Science writers as entrepreneurs - how to find your voice

Having a strong online persona is about much more than just setting up a website with your best clips in the hope of landing another commission. When done properly, you can set yourself up as the go-to person in your niche or even earn money directly from your site.

The four panellists at UKCSJ's Entrepreneur session had some fantastic advice for writers wanting to develop their personal brand online, including choosing your niche, building a loyal following and finding your voice.

Subject matters

Finding your niche is vital for turning your science writing into a profitable business. If you're just spouting the same content as everyone else, nothing will distinguish you from the other more established writers out there. Ivan Oransky, co-founder of Retraction Watch, had some simple advice for science journalists looking to go it alone: "Find a niche and report the hell out of it!"

Don't be afraid of being pigeon-holed. National Geographic's creative director Jody Segrue said that in order to be successful you have to get obsessed with a subject that is uniquely yours. That means covering the topics you're passionate about, not the sexy fields that the rest of the science writing community is fighting over.

Get involved

We all know social media is a great tool for promoting your work but it doesn't stop there. Ivan encouraged the group to find people talking about your subject online, whether in forums or on social media, and let them know what you're interested in. You'll be inundated with new material on the subject before long, as well as building a following for your work.

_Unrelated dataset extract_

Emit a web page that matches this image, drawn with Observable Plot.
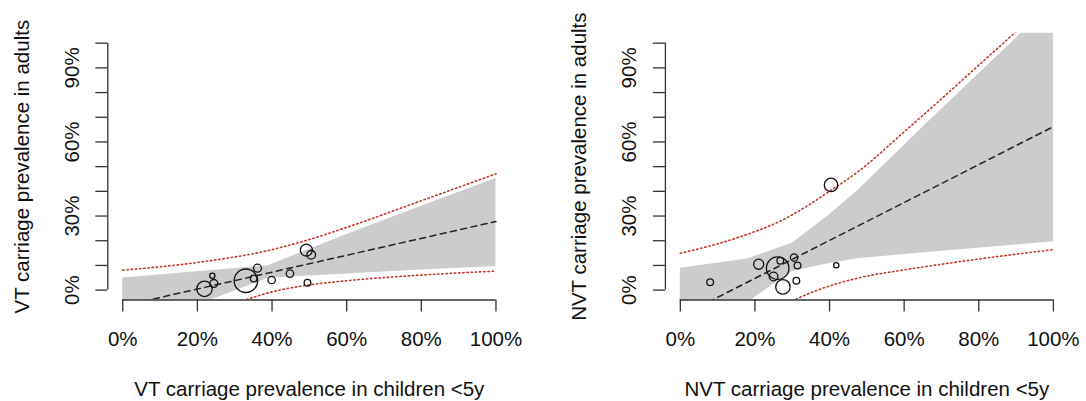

Adam Smith, reporter for Research Fortnight, has put this advice into practice. He found a small group of people on Twitter passionately discussing science policy, the topic of his blog Purse String Theory. By building a relationship with this active community, his popularity quickly grew and in just seven months his blog was shortlisted for a BBC student journalist award, which led to him being offered a job as a reporter for Research Fortnight.

Develop your brand

Entrepreneurs think of themselves as a business, which means you'll need to develop your personal brand. Design a landing page for your website that sets the tone for your work, letting people know what to expect. National Geographic is a massive publication with a 125-year legacy, but Jody’s previous role there involved trying to define exactly what their online persona should be. The challenge, she said, is trying to figure out what you want to be versus what you're telling people you are. Don't try to please everyone; be consistent and you'll have a more loyal following in the end.

Finding your voice

It's important to develop your own voice in writing, a brand that is uniquely yours. There will always be someone working in a similar niche to you, but the trick is to find a different angle. Jim Giles found himself frustrated with science journalism because it lacked the narrative popular in other subject areas. He and a friend launched a very successful Kickstarter appeal to raise funding to launch Matter, an independent online publication specialising in long-form investigative journalism. The gap was there, the demand was there, and Jim's alternative format allowed him to build a popular subscription publication.

Think beyond the platform

Adam’s last piece of advice was to think beyond your platform. Would other types of media work for your format? Could you take your writing elsewhere, for example a blogging network or a magazine? Try out new and exciting projects and keep your brand growing in several directions at once.